What’s the meta story? Well, all three of these vignettes involve gatekeepers of various kinds whose direct or indirect control over private assets within the U.S. gives them the power to affect how we use the internet. The Wikileaks judge understood that he had inadvertently blocked a lot of innocent speech, and so he reversed himself. But OFAC and the network access providers aren’t backing down. Sites/protocols/uses go on lists of various kinds, we sometimes can’t see the lists, we don’t know what the process is for changing the lists or getting off them, and users are stuck - without adequate choices in many case.
When it comes to net neutrality, it seems to me this is a constitutive moment in American communications. When we have created general-purpose communications networks in the past, we have designed liberty into them - think about the post, the telegraph, and the telephone - even though they have often been controlled by private parties. We don’t allow private parties to use their own commercial interests to decide how we’ll use these general-purpose networks. Charging for use is fine, and charging for heavy uses is fine too - but picking and choosing among letters or telegraphs or phone calls based on their content is something we haven’t allowed.
And ISPs shouldn’t want to be in the position of picking and choosing because they’ll lose their conduit protections from liability, be treated as a kind of private police, and set the precedent for being a hammer-for-hire for all kinds of various content-related desires.
Prior restraints
The odd story of the Wikileaks.org injunction is described here by the Berkman Center’s Citizen Media project. We still don’t know exactly why the site was ordered taken down - it seems like a trade secret issue - or why this was done ex parte, or why the court initially ordered wikileaks.org’s registrar/host to “immediately clear and remove all DNS hosting records for the wikileaks.org domain name and prevent the domain name from resolving to the wikileaks.org website or any other website or server other than a blank park page, until further order of this Court.” (That part of the order seems to have been revised - now it’s just a takedown order.) We’d like to know more about this court action.

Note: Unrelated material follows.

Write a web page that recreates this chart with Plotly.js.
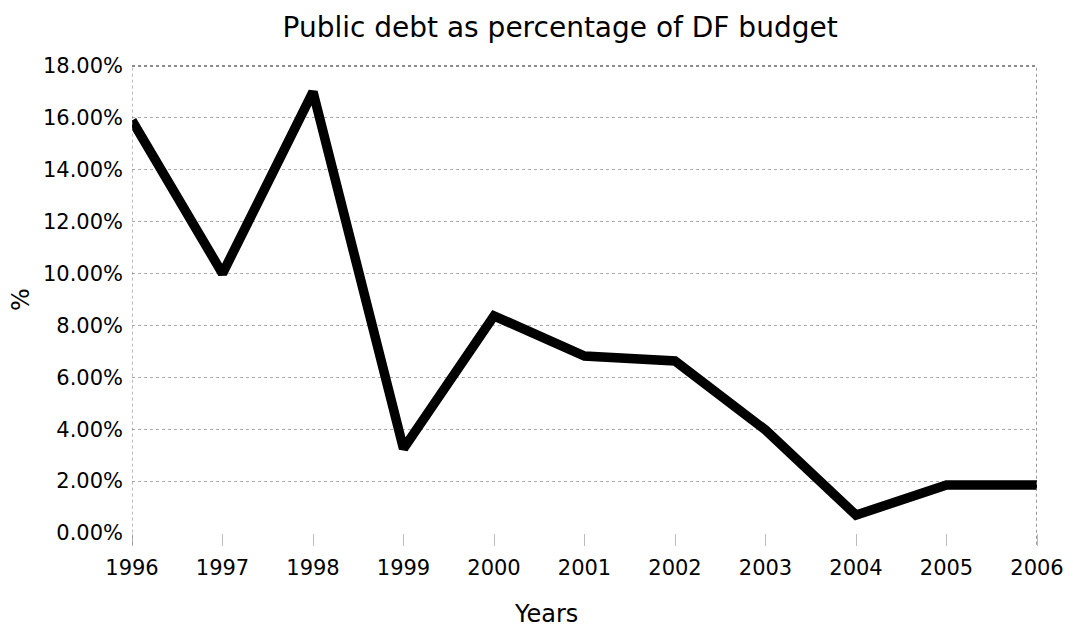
<!DOCTYPE html>
<html>
<head>
<meta charset="utf-8">
<script src="https://cdn.plot.ly/plotly-3.0.1.min.js"></script>
<style>html,body{margin:0;padding:0;background:#fff;}#chart{width:1073px;height:631px;}</style>
</head>
<body>
<div id="chart"></div>
<script>
const years = [1996, 1997, 1998, 1999, 2000, 2001, 2002, 2003, 2004, 2005, 2006];
const debtPct = [0.159, 0.100, 0.170, 0.0325, 0.0837, 0.0682, 0.0663, 0.0397, 0.0069, 0.0185, 0.0185];
const yTicks = [0, 0.02, 0.04, 0.06, 0.08, 0.10, 0.12, 0.14, 0.16, 0.18];

const font = "DejaVu Sans, Verdana, sans-serif";
const trace = {
  x: years, y: debtPct, type: 'scatter', mode: 'lines',
  line: {color: '#000', width: 9.5, shape: 'linear'},
  hoverinfo: 'skip', cliponaxis: false
};
const layout = {
  width: 1073, height: 631,
  margin: {l: 132, r: 36, t: 66, b: 98},
  paper_bgcolor: '#fff', plot_bgcolor: '#fff',
  showlegend: false,
  title: {text: 'Public debt as percentage of DF budget', x: 0.522, xanchor: 'center', y: 0.957, yanchor: 'middle',
          font: {family: font, size: 28, color: '#000'}},
  xaxis: {
    range: [1996, 2006], tickvals: years, ticktext: years.map(String),
    showgrid: false, zeroline: false, showline: false,
    ticks: 'outside', ticklen: 12, tickcolor: '#bbb', tickwidth: 1,
    ticklabelstandoff: 4,
    tickfont: {family: font, size: 21, color: '#000'}
  },
  yaxis: {
    range: [0, 0.18], tickvals: yTicks, tickformat: '.2%',
    showgrid: true, gridcolor: '#aaa', griddash: 'dot', gridwidth: 1,
    zeroline: false, showline: false, ticks: '', ticklen: 4,
    ticklabelstandoff: 8,
    tickfont: {family: font, size: 21, color: '#000'},
    title: {text: '%', font: {family: font, size: 24, color: '#000'}, standoff: 6}
  },
  annotations: [
    {text: 'Years', xref: 'paper', yref: 'paper', x: (546 - 132) / 905, y: -0.174, xanchor: 'center', yanchor: 'middle',
     showarrow: false, font: {family: font, size: 24, color: '#000'}}
  ],
  shapes: [
    {type: 'line', xref: 'x', yref: 'paper', x0: 1996, x1: 1996, y0: -0.025, y1: 1, line: {color: '#777', width: 1, dash: 'dot'}},
    {type: 'line', xref: 'x', yref: 'paper', x0: 2006, x1: 2006, y0: -0.025, y1: 1, line: {color: '#777', width: 1.5, dash: 'dot'}},
    {type: 'line', xref: 'paper', yref: 'paper', x0: 0, x1: 1, y0: 1, y1: 1, line: {color: '#666', width: 1.5, dash: 'dot'}}
  ]
};
Plotly.newPlot('chart', [trace], layout, {staticPlot: true, displayModeBar: false});
</script>
</body>
</html>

Speaking of prior restraints, don’t tell EFF that retroactive immunity for the telcos is necessarily constitutional. As Cindy Cohn of EFF told Farber’s IP list, “[t]here are serious due process and separation of powers problems with the bill, which effectively grants the Executive the power to demand that pending court cases come out a particular way that favors the Executive. This is an extraordinary thing to do, especially when the constitutional claims of millions of Americans are at issue.” EFF has a chart of its responses to common arguments in favor of immunity, and has posted a set of documents relevant to the allegations made in its lawsuit.
Filtering holiday
In preparation for the Olympics, China announces that it is thinking about weakening the Great Firewall. And that it may allow access to the BBC.
Meanwhile, the Federal Times reports that our U.S. State Dept. is planning to hand out $15 million to developers to “produce ‘Internet technology programs and protocols’ that enable ‘widespread and secure Internet use’ in countries where the Internet is now heavily censored.” As one of my colleages said today, it’s Voice of America in software form.
But - wait - it’s not all free-flow-bliss out there. There are strong rumors that a concerted effort is underway in the EU to mandate ISP filtering for (at the least) copyright issues and indecent material. (It’s always things that start with “P”: pornography, P2P file trading….) Clean Feed is on the march.
So, what is it, Western World? Are some kinds of filtering fine (like AT&T’s plans) and others labeled “censorship”?
China may be watching for clues. It will undoubtedly start its observation engines again as the air darkens over Beijing in September 2008.
If, indeed, it ever really turns them off.